• [Exercise task]: The line holding "38600, 39500, 39300]" is the last one to output; start at the first line of the data, keep every line in between exactly, and leave out pictures.

• [Supplied information]:
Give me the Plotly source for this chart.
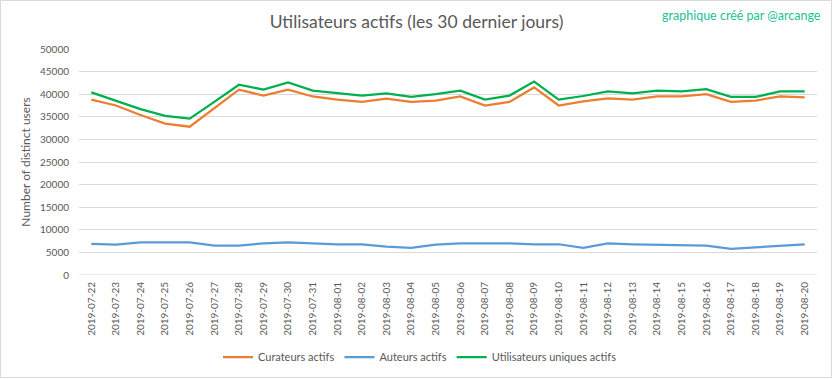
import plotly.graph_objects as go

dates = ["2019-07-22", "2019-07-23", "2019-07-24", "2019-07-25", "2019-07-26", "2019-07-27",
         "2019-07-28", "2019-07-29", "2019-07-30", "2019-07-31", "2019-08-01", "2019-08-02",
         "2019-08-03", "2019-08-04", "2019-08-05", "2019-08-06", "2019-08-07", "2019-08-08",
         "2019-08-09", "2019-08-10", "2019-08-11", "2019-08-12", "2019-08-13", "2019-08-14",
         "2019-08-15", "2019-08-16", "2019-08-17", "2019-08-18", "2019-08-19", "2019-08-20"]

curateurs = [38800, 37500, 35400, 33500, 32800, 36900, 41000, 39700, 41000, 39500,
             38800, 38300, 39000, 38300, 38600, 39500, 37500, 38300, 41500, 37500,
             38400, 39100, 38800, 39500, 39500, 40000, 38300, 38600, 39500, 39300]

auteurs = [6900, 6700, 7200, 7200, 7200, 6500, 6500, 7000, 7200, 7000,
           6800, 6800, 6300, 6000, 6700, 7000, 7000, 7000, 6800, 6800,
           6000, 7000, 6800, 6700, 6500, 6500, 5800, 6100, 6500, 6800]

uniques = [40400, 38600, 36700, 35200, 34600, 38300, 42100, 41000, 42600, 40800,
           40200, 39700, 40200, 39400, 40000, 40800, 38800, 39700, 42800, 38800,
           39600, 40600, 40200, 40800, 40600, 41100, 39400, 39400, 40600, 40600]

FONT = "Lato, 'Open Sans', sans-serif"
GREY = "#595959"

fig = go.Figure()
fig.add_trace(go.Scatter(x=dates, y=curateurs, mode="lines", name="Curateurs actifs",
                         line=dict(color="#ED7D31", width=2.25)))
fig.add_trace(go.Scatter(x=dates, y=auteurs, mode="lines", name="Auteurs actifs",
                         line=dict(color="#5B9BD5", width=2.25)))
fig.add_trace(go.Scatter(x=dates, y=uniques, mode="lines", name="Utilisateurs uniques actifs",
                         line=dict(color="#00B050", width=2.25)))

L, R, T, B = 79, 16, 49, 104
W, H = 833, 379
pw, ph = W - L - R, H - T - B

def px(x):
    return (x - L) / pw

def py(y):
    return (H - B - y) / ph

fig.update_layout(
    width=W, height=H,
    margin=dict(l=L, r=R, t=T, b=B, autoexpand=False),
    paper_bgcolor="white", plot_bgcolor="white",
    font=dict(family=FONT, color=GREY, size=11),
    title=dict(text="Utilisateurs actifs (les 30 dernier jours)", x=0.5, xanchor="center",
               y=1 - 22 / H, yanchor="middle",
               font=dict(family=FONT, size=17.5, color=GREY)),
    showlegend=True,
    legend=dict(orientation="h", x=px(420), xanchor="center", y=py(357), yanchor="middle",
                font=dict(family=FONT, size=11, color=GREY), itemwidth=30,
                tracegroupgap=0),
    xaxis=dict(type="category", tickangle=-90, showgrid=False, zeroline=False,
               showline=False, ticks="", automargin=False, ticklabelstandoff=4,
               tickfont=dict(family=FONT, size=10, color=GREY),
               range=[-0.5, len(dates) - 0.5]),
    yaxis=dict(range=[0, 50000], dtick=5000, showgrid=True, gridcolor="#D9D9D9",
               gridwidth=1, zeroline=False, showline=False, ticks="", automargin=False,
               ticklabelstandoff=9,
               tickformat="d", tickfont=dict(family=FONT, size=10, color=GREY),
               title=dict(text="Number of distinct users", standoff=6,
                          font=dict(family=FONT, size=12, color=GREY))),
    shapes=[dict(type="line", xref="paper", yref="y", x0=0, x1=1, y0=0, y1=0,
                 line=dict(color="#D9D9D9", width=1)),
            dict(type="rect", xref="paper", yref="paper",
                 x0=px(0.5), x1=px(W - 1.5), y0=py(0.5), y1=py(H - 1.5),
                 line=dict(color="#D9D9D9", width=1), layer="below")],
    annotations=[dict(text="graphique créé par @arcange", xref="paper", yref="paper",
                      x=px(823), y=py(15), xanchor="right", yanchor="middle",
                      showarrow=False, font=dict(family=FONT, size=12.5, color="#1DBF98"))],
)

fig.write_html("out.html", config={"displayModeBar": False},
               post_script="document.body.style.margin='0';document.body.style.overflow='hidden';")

• [Task solution]:
Give me the Plotly source for this chart.
import plotly.graph_objects as go

dates = ["2019-07-22", "2019-07-23", "2019-07-24", "2019-07-25", "2019-07-26", "2019-07-27",
         "2019-07-28", "2019-07-29", "2019-07-30", "2019-07-31", "2019-08-01", "2019-08-02",
         "2019-08-03", "2019-08-04", "2019-08-05", "2019-08-06", "2019-08-07", "2019-08-08",
         "2019-08-09", "2019-08-10", "2019-08-11", "2019-08-12", "2019-08-13", "2019-08-14",
         "2019-08-15", "2019-08-16", "2019-08-17", "2019-08-18", "2019-08-19", "2019-08-20"]

curateurs = [38800, 37500, 35400, 33500, 32800, 36900, 41000, 39700, 41000, 39500,
             38800, 38300, 39000, 38300, 38600, 39500, 37500, 38300, 41500, 37500,
             38400, 39100, 38800, 39500, 39500, 40000, 38300, 38600, 39500, 39300]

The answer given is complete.